Solvents for Oil Paint

Oil Paint on a Palette mixed with Liquin

As an oil-based paint, it will not mix with water and so needs certain solvents to thin the paint and clean brushes. Distilled Turpentine, derived from pine resin is what should be used to thin your paint. It should not be confused with the cheaper, petroleum-based Turpentine substitute which will not bond properly with the paint and will lessen the life of your artwork.

Turpentine is really the only solvent needed when starting out with oil. White Spirit is a good brush cleaner although I find that it leaves brushes ‘sticky’ when used regularly. Many artists also use it as a thinner for their paint because it does not have such a strong odour as Turpentine but, because it evaporates away from the paint, it does not form a bond with the paint which may leave it unstable over a period of time.

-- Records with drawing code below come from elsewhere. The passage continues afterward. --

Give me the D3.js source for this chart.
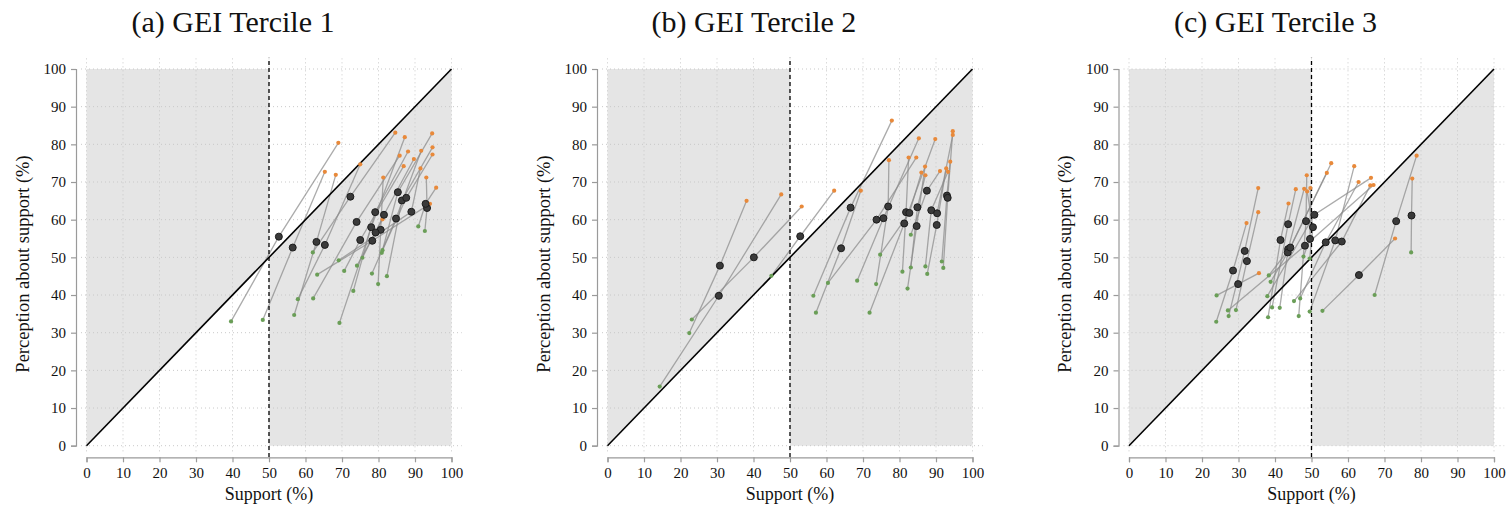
<!DOCTYPE html>
<html>
<head>
<meta charset="utf-8">
<script src="https://cdn.jsdelivr.net/npm/d3@7"></script>
<style>
  body { margin: 0; background: #fff; }
  svg text { font-family: "Liberation Serif", "DejaVu Serif", serif; fill: #111; }
</style>
</head>
<body>
<div id="chart"></div>
<script>
// Panel titles
const titles = ['(a) GEI Tercile 1', '(b) GEI Tercile 2', '(c) GEI Tercile 3'];
const ticks = [0, 10, 20, 30, 40, 50, 60, 70, 80, 90, 100];

// Tercile 1: [support, perception] for green, black (mean), orange points
const t1Green = [[39.6,33.0],[48.3,33.4],[56.9,34.7],[57.9,38.9],[62.0,51.3],[62.1,39.1],[79.9,42.9],[92.7,57.0],[63.2,45.4],[90.9,58.2],
                 [69.1,49.2],[70.6,46.4],[69.3,32.6],[73.1,41.1],[74.1,47.8],[75.6,49.9],[78.2,45.7],[80.9,51.2],[82.3,45.0],[81.1,51.9]];
const t1Black = [[52.7,55.5],[56.5,52.6],[63.0,54.1],[65.3,53.3],[72.3,66.1],[74.0,59.4],[80.6,57.3],[93.3,63.1],[78.3,54.4],[92.9,64.2],
                 [89.0,62.1],[75.0,54.6],[78.0,58.0],[79.1,62.0],[79.2,56.6],[81.5,61.3],[84.8,60.3],[85.3,67.3],[86.4,65.1],[87.6,65.8]];
const t1Orange = [[69.0,80.4],[65.3,72.7],[68.3,71.9],[75.0,74.7],[84.6,83.1],[85.8,77.0],[81.3,71.2],[93.1,71.2],[94.1,64.2],[95.8,68.5],
                  [91.5,73.6],[86.9,74.2],[87.2,81.9],[88.1,78.1],[81.1,60.1],[89.7,76.1],[91.7,78.3],[94.7,82.9],[94.8,79.2],[94.8,77.3]];

// Tercile 2
const t2Green = [[22.4,29.9],[14.3,15.7],[23.1,33.5],[44.9,45.1],[56.4,39.8],[57.1,35.3],[60.4,43.2],[68.4,43.8],[71.8,35.3],[73.6,42.9],
                 [80.8,46.2],[82.2,41.7],[87.6,45.6],[91.6,48.9],[92.0,47.2],[74.7,50.7],[83.1,47.3],[83.1,56.0],[87.1,47.6],[89.0,62.7]];
const t2Black = [[30.8,47.8],[30.5,39.8],[40.1,50.0],[52.8,55.6],[66.6,63.2],[64.0,52.4],[73.7,60.0],[75.6,60.4],[81.3,59.0],[76.9,63.5],
                 [81.8,62.0],[84.7,58.3],[90.2,58.6],[93.0,66.4],[93.2,65.8],[82.7,61.8],[84.9,63.3],[87.5,67.7],[88.7,62.5],[90.3,61.7]];
const t2Orange = [[38.1,65.0],[47.6,66.7],[53.2,63.5],[62.1,67.7],[77.9,86.3],[69.4,67.7],[84.6,76.5],[85.3,81.6],[89.8,81.4],[77.1,75.8],
                  [82.5,76.5],[87.0,74.1],[92.8,73.6],[93.9,75.4],[94.6,83.5],[86.0,72.5],[87.1,71.8],[91.1,72.9],[93.3,72.7],[94.6,82.5]];

// Tercile 3
const t3Green = [[67.3,40.0],[77.3,51.3],[53.0,35.8],[49.5,35.6],[46.9,39.1],[45.2,38.4],[24.0,39.9],[27.1,35.9],[23.9,32.9],[27.3,34.4],
                 [29.3,36.0],[38.1,34.1],[39.2,36.7],[41.3,36.6],[38.8,43.5],[38.3,45.2],[46.5,34.4],[47.8,50.2],[49.5,49.7],[37.9,39.7]];
const t3Black = [[73.2,59.6],[77.4,61.1],[63.0,45.3],[56.5,54.5],[53.9,54.0],[58.3,54.2],[29.9,42.9],[48.2,53.1],[28.5,46.5],[31.7,51.7],
                 [32.3,49.0],[41.5,54.6],[43.6,58.8],[43.6,52.2],[43.5,51.3],[44.2,52.6],[48.5,59.6],[49.6,54.9],[50.4,58.0],[50.8,61.3]];
const t3Orange = [[78.8,77.0],[77.6,70.9],[72.9,55.0],[61.7,74.2],[62.9,70.0],[66.1,69.1],[35.6,45.8],[67.0,69.2],[32.2,59.1],[35.4,68.4],
                  [35.4,62.0],[43.7,64.3],[45.7,68.1],[48.0,68.2],[54.2,72.4],[55.4,75.0],[48.7,71.8],[49.7,68.4],[48.8,67.5],[66.3,71.1]];

const panels = [
    { title: titles[0], green: t1Green, black: t1Black, orange: t1Orange },
    { title: titles[1], green: t2Green, black: t2Black, orange: t2Orange },
    { title: titles[2], green: t3Green, black: t3Black, orange: t3Orange }
];

const width = 1509, height = 509;
const panelLeft = [86.5, 607.5, 1129];
const plotW = 365;
const yBottom = 445.7, yTop = 69;
const serif = '"Liberation Serif", "DejaVu Serif", serif';

const svg = d3.select('#chart').append('svg')
    .attr('width', width)
    .attr('height', height)
    .attr('font-family', serif);

panels.forEach((p, i) => {
    const x = d3.scaleLinear().domain([0, 100]).range([panelLeft[i], panelLeft[i] + plotW]);
    const y = d3.scaleLinear().domain([0, 100]).range([yBottom, yTop]);
    const g = svg.append('g');

    // Shaded misperception regions
    const area = d3.line().x(d => x(d[0])).y(d => y(d[1]));
    g.append('path')
        .attr('d', area([[0, 0], [0, 100], [50, 100], [50, 50]]) + 'Z')
        .attr('fill', '#e5e5e5');
    g.append('path')
        .attr('d', area([[50, 50], [50, 0], [100, 0], [100, 100]]) + 'Z')
        .attr('fill', '#e5e5e5');

    // Dotted grid
    const grid = g.append('g')
        .attr('stroke', '#c8c8c8')
        .attr('stroke-width', 1)
        .attr('stroke-dasharray', '1,3');
    grid.selectAll('.h').data(ticks).enter().append('line')
        .attr('x1', x(-1.5)).attr('x2', x(102.8))
        .attr('y1', d => y(d)).attr('y2', d => y(d));
    grid.selectAll('.v').data(ticks).enter().append('line')
        .attr('x1', d => x(d)).attr('x2', d => x(d))
        .attr('y1', y(-1.5)).attr('y2', y(102.8));

    // Connecting lines: green -> mean -> orange
    const conn = d3.line().x(d => x(d[0])).y(d => y(d[1]));
    g.append('g').selectAll('path')
        .data(p.black.map((b, k) => [p.green[k], b, p.orange[k]]))
        .enter().append('path')
        .attr('d', conn)
        .attr('fill', 'none')
        .attr('stroke', '#8a8a8a')
        .attr('stroke-opacity', 0.72)
        .attr('stroke-width', 1.3);

    // 45 degree line
    g.append('line')
        .attr('x1', x(0)).attr('y1', y(0))
        .attr('x2', x(100)).attr('y2', y(100))
        .attr('stroke', '#000')
        .attr('stroke-width', 1.6);

    // 50% dashed line
    g.append('line')
        .attr('x1', x(50)).attr('x2', x(50))
        .attr('y1', y(-3)).attr('y2', y(103))
        .attr('stroke', '#000')
        .attr('stroke-width', 1.3)
        .attr('stroke-dasharray', '4,3');

    // Dots
    g.append('g').selectAll('circle')
        .data(p.green).enter().append('circle')
        .attr('cx', d => x(d[0])).attr('cy', d => y(d[1]))
        .attr('r', 2.1)
        .attr('fill', '#6a9e57');
    g.append('g').selectAll('circle')
        .data(p.orange).enter().append('circle')
        .attr('cx', d => x(d[0])).attr('cy', d => y(d[1]))
        .attr('r', 2.1)
        .attr('fill', '#e8893a');
    g.append('g').selectAll('circle')
        .data(p.black).enter().append('circle')
        .attr('cx', d => x(d[0])).attr('cy', d => y(d[1]))
        .attr('r', 3.5)
        .attr('fill', '#3a3a3a')
        .attr('stroke', '#1c1c1c')
        .attr('stroke-width', 1);

    // X axis
    const xAxis = g.append('g')
        .attr('transform', `translate(0,457.3)`)
        .call(d3.axisBottom(x).tickValues(ticks).tickSize(5).tickPadding(5))
        .attr('font-family', serif);
    xAxis.select('.domain').attr('stroke', '#9a9a9a').attr('stroke-width', 1.2);
    xAxis.selectAll('.tick line').attr('stroke', '#9a9a9a').attr('stroke-width', 1.2);
    xAxis.selectAll('.tick text').attr('font-size', 15).attr('fill', '#111');

    // Y axis
    const yAxis = g.append('g')
        .attr('transform', `translate(${panelLeft[i] - 10.5},0)`)
        .call(d3.axisLeft(y).tickValues(ticks).tickSize(5).tickPadding(5))
        .attr('font-family', serif);
    yAxis.select('.domain').attr('stroke', '#9a9a9a').attr('stroke-width', 1.2);
    yAxis.selectAll('.tick line').attr('stroke', '#9a9a9a').attr('stroke-width', 1.2);
    yAxis.selectAll('.tick text').attr('font-size', 15).attr('fill', '#111');

    // Titles and axis labels
    g.append('text')
        .attr('x', x(50) - 36).attr('y', 32)
        .attr('text-anchor', 'middle')
        .attr('font-size', 30)
        .text(p.title);
    g.append('text')
        .attr('x', x(50)).attr('y', 500)
        .attr('text-anchor', 'middle')
        .attr('font-size', 18)
        .text('Support (%)');
    g.append('text')
        .attr('transform', `translate(${panelLeft[i] - 58},264) rotate(-90)`)
        .attr('text-anchor', 'middle')
        .attr('font-size', 18.5)
        .text('Perception about support (%)');
});
</script>
</body>
</html>
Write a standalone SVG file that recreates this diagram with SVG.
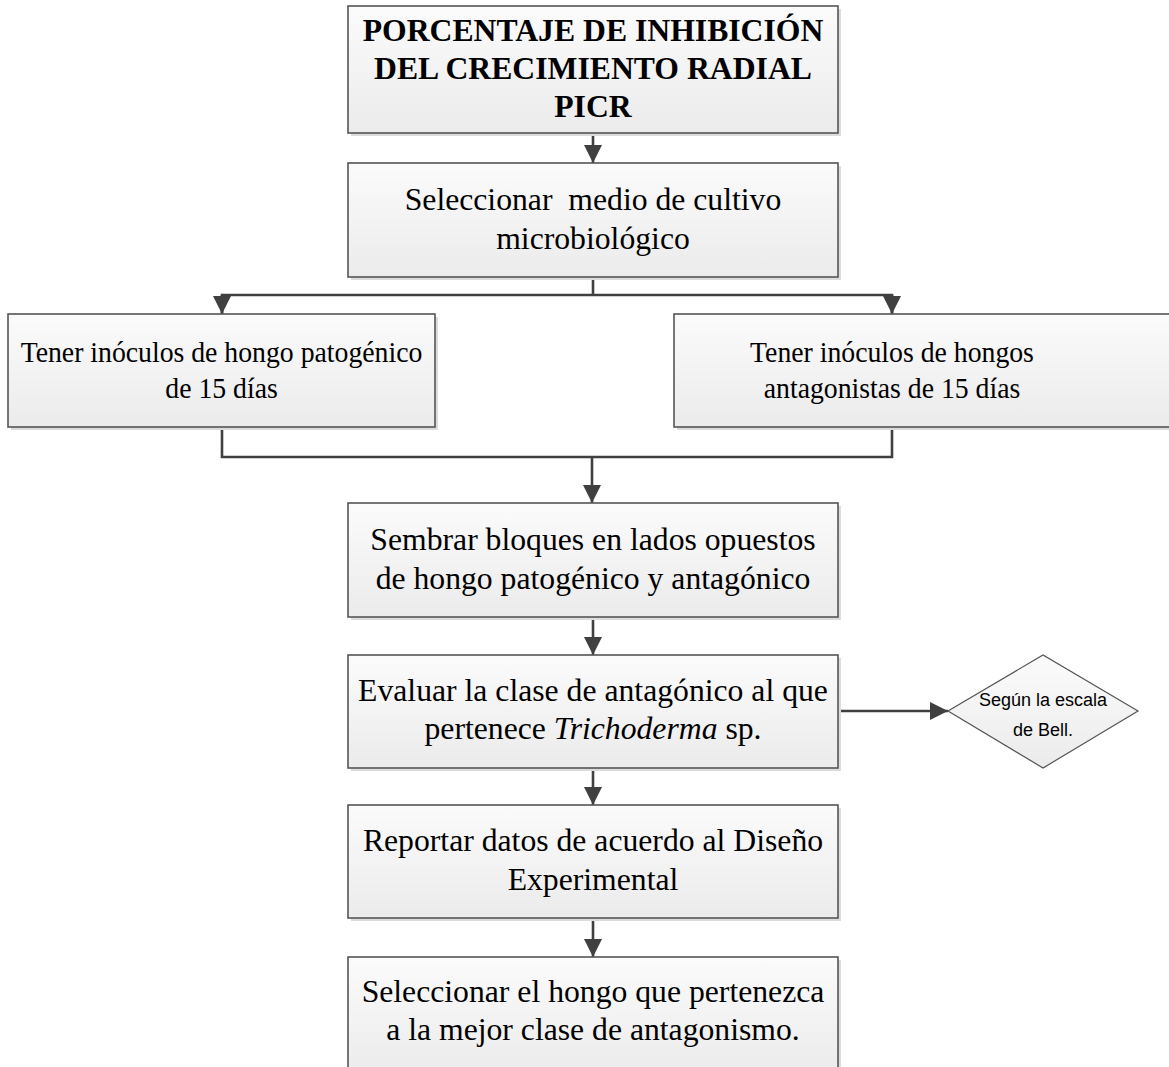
<svg xmlns="http://www.w3.org/2000/svg" width="1169" height="1067" viewBox="0 0 1169 1067">
<defs>
<linearGradient id="boxFill" x1="0" y1="0" x2="0" y2="1">
<stop offset="0" stop-color="#fbfbfb"/>
<stop offset="1" stop-color="#ebebeb"/>
</linearGradient>
<marker id="arr" markerUnits="userSpaceOnUse" markerWidth="18" markerHeight="18" refX="18" refY="9" orient="auto">
<path d="M0,0 L18,9 L0,18 z" fill="#404040"/>
</marker>
<style>
.shadow{fill:#dcdcdc;}
.box{fill:url(#boxFill);stroke:#555;stroke-width:1.6;}
.t{font-family:"Liberation Serif","Times New Roman",serif;font-size:31.7px;fill:#000;text-anchor:middle;}
.ts2{font-family:"Liberation Serif","Times New Roman",serif;font-size:30.5px;fill:#000;text-anchor:middle;}
.tb{font-family:"Liberation Serif","Times New Roman",serif;font-size:31.7px;font-weight:bold;fill:#000;text-anchor:middle;}
.ts{font-family:"Liberation Sans",Arial,sans-serif;font-size:18px;fill:#000;text-anchor:middle;}
.c{fill:none;stroke:#404040;stroke-width:2.6;}
</style>
</defs>
<rect width="1169" height="1067" fill="#fff"/>

<g id="connectors">
<line class="c" x1="593" y1="133" x2="593" y2="163" marker-end="url(#arr)"/>
<polyline class="c" points="593,277 593,295"/>
<polyline class="c" points="222,314 222,295 892,295 892,314"/>
<line class="c" x1="222" y1="295" x2="222" y2="314" marker-end="url(#arr)"/>
<line class="c" x1="892" y1="295" x2="892" y2="314" marker-end="url(#arr)"/>
<polyline class="c" points="222,427 222,457 892,457 892,427"/>
<line class="c" x1="592" y1="457" x2="592" y2="503" marker-end="url(#arr)"/>
<line class="c" x1="593" y1="617" x2="593" y2="655" marker-end="url(#arr)"/>
<line class="c" x1="838" y1="711" x2="948" y2="711" marker-end="url(#arr)"/>
<line class="c" x1="593" y1="768" x2="593" y2="805" marker-end="url(#arr)"/>
<line class="c" x1="593" y1="918" x2="593" y2="957" marker-end="url(#arr)"/>
</g>

<g id="n1">
<rect class="shadow" x="351" y="9" width="490" height="127"/>
<rect class="box" x="348" y="6" width="490" height="127"/>
<text class="tb" x="593" y="41">PORCENTAJE DE INHIBICIÓN</text>
<text class="tb" x="593" y="79">DEL CRECIMIENTO RADIAL</text>
<text class="tb" x="593" y="117">PICR</text>
</g>

<g id="n2">
<rect class="shadow" x="351" y="166" width="490" height="114"/>
<rect class="box" x="348" y="163" width="490" height="114"/>
<text class="t" x="593" y="210" xml:space="preserve">Seleccionar  medio de cultivo</text>
<text class="t" x="593" y="248.5">microbiológico</text>
</g>

<g id="n3">
<rect class="shadow" x="11" y="317" width="427" height="113"/>
<rect class="box" x="8" y="314" width="427" height="113"/>
<text class="ts2" transform="translate(221.5,362) scale(0.91,1)">Tener inóculos de hongo patogénico</text>
<text class="ts2" transform="translate(221.5,398) scale(0.91,1)">de 15 días</text>
</g>

<g id="n4">
<rect class="shadow" x="677" y="317" width="500" height="113"/>
<rect class="box" x="674" y="314" width="500" height="113"/>
<text class="ts2" transform="translate(892,362) scale(0.91,1)">Tener inóculos de hongos</text>
<text class="ts2" transform="translate(892,398) scale(0.91,1)">antagonistas de 15 días</text>
</g>

<g id="n5">
<rect class="shadow" x="351" y="506" width="490" height="114"/>
<rect class="box" x="348" y="503" width="490" height="114"/>
<text class="t" x="593" y="550">Sembrar bloques en lados opuestos</text>
<text class="t" x="593" y="589">de hongo patogénico y antagónico</text>
</g>

<g id="n6">
<rect class="shadow" x="351" y="658" width="490" height="113"/>
<rect class="box" x="348" y="655" width="490" height="113"/>
<text class="t" x="593" y="701">Evaluar la clase de antagónico al que</text>
<text class="t" x="593" y="739">pertenece <tspan font-style="italic">Trichoderma</tspan> sp.</text>
</g>

<g id="n7">
<rect class="shadow" x="351" y="808" width="490" height="113"/>
<rect class="box" x="348" y="805" width="490" height="113"/>
<text class="t" x="593" y="851">Reportar datos de acuerdo al Diseño</text>
<text class="t" x="593" y="890">Experimental</text>
</g>

<g id="n8">
<rect class="shadow" x="351" y="960" width="490" height="120"/>
<rect class="box" x="348" y="957" width="490" height="120"/>
<text class="t" x="593" y="1002">Seleccionar el hongo que pertenezca</text>
<text class="t" x="593" y="1040">a la mejor clase de antagonismo.</text>
</g>

<g id="n9">
<polygon points="948,711 1043,655 1138,711 1043,768" fill="url(#boxFill)" stroke="#555" stroke-width="1.2"/>
<text class="ts" x="1043" y="706">Según la escala</text>
<text class="ts" x="1043" y="736">de Bell.</text>
</g>
</svg>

For glazing, Linseed Oil, Cold-Pressed Linseed Oil and Stand Oil will increase the flow and translucency of the colour and extend the drying time whereas Poppy Oil will increase the flow, gloss and transparency whilst speeding up the drying time. Many manufacturers also make their own versions of Glazing Mediums and Artists’ Painting Mediums which are varying combinations of oils, turpentine, cobalt driers and resins. Each will have subtly different effects on the oil so the artist needs to experiment to see which suits their own style and techniques best. One of the best for dramatically speeding up the drying times is Winsor and Newton’s Liquin.